▶ _Available data_

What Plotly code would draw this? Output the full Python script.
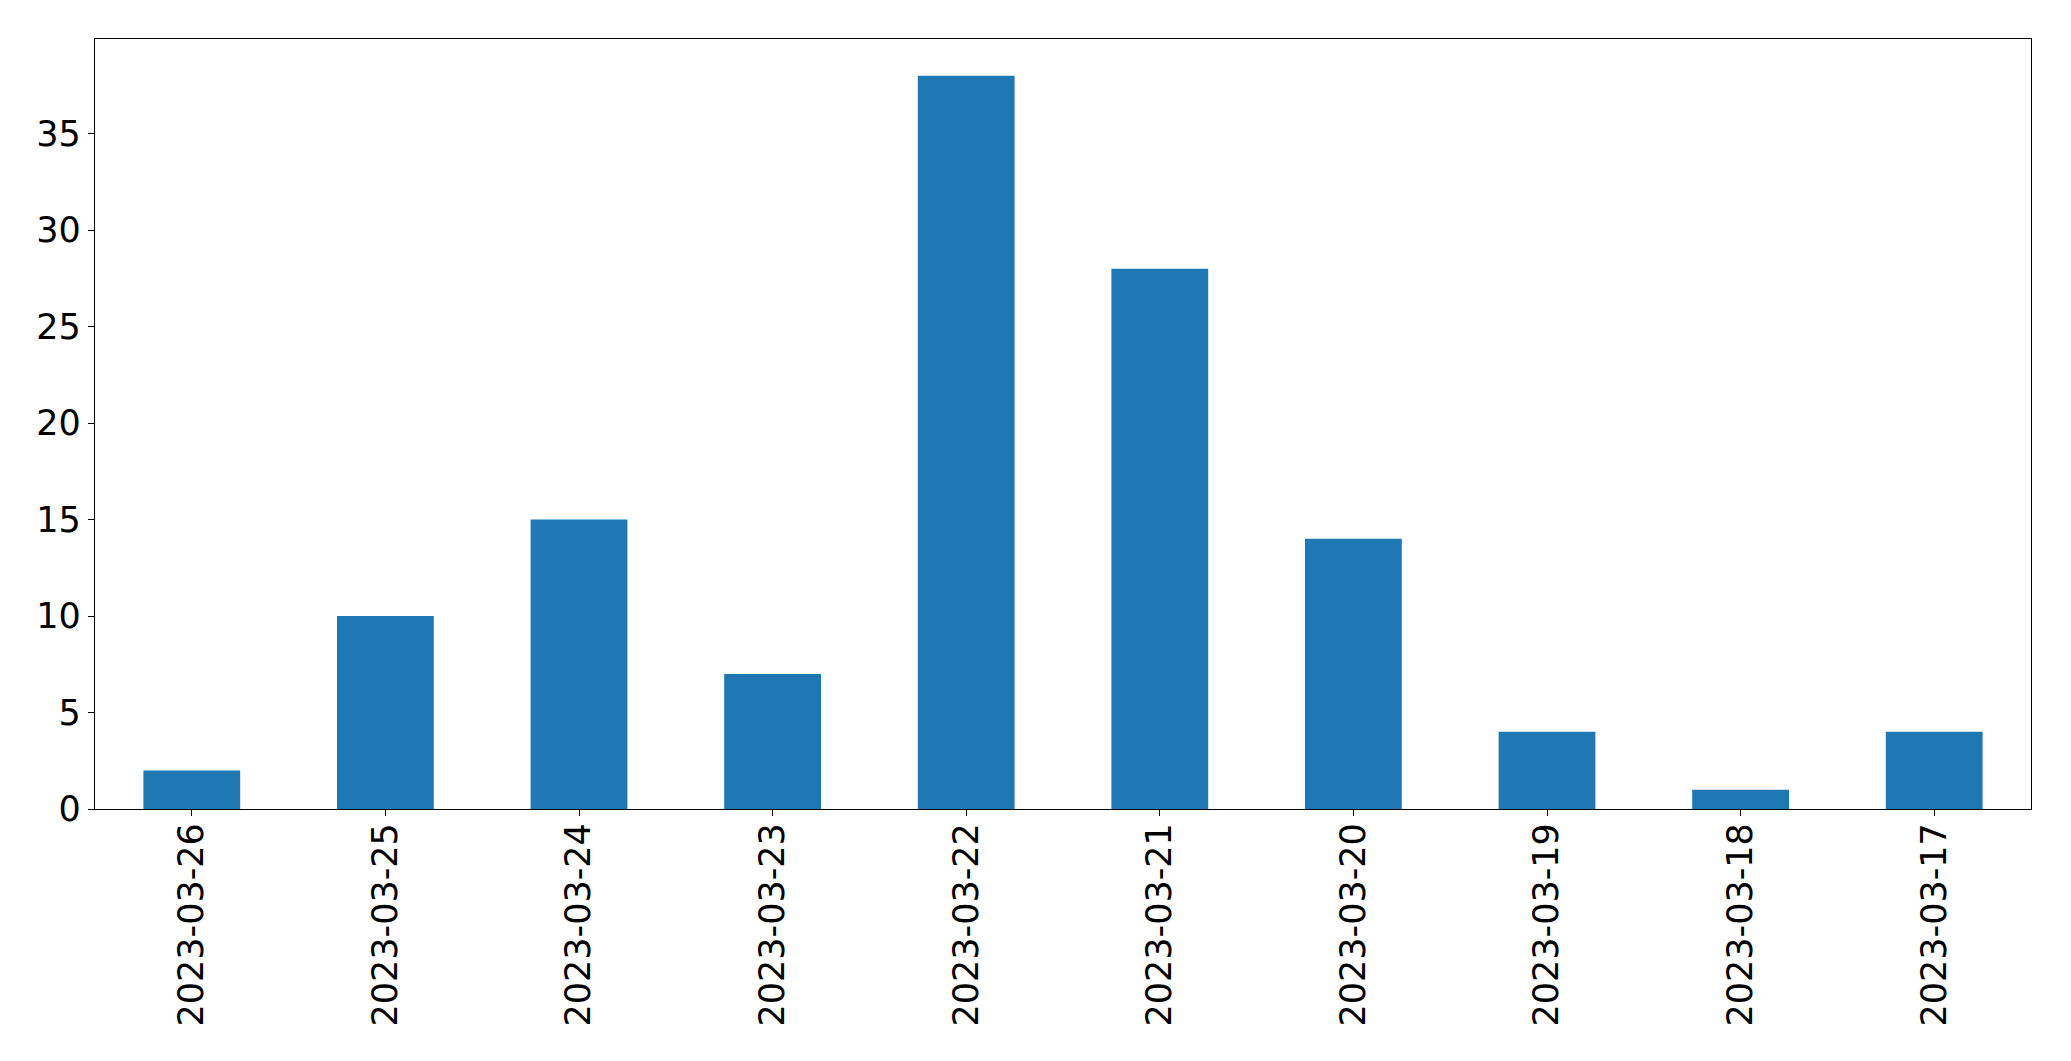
import plotly.graph_objects as go

dates = ["2023-03-26", "2023-03-25", "2023-03-24", "2023-03-23", "2023-03-22",
         "2023-03-21", "2023-03-20", "2023-03-19", "2023-03-18", "2023-03-17"]
counts = [2, 10, 15, 7, 38, 28, 14, 4, 1, 4]
y_ticks = [0, 5, 10, 15, 20, 25, 30, 35]

fig = go.Figure(go.Bar(x=dates, y=counts, marker_color="#1f77b4",
                       marker_line_width=0, width=0.5))

# page body has an 8px default margin; compensate
W, H = 2063, 1053
fig.update_layout(
    width=W, height=H,
    margin=dict(l=87, r=40, t=31, b=252, pad=0, autoexpand=False),
    paper_bgcolor="white", plot_bgcolor="white",
    font=dict(family="DejaVu Sans", size=35, color="black"),
    showlegend=False,
)
fig.update_xaxes(type="category", range=[-0.5, 9.5], tickangle=-90,
                 showline=True, linecolor="black", linewidth=1.3, mirror=True,
                 ticks="outside", ticklen=6, tickwidth=1.3, tickcolor="black",
                 showgrid=False, zeroline=False, ticklabelstandoff=-7)
fig.update_yaxes(range=[0, 39.9], tickvals=y_ticks,
                 showline=True, linecolor="black", linewidth=1.3, mirror=True,
                 ticks="outside", ticklen=6, tickwidth=1.3, tickcolor="black",
                 showgrid=False, zeroline=False)

fig.write_html("out.html")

▶ _Aim_
With the pictures left out, restate word for word every line of the data above, from the first down to the line that contains "marker_line_width=0, width=0.5))".

▶ _Final answer_
What Plotly code would draw this? Output the full Python script.
import plotly.graph_objects as go

dates = ["2023-03-26", "2023-03-25", "2023-03-24", "2023-03-23", "2023-03-22",
         "2023-03-21", "2023-03-20", "2023-03-19", "2023-03-18", "2023-03-17"]
counts = [2, 10, 15, 7, 38, 28, 14, 4, 1, 4]
y_ticks = [0, 5, 10, 15, 20, 25, 30, 35]

fig = go.Figure(go.Bar(x=dates, y=counts, marker_color="#1f77b4",
                       marker_line_width=0, width=0.5))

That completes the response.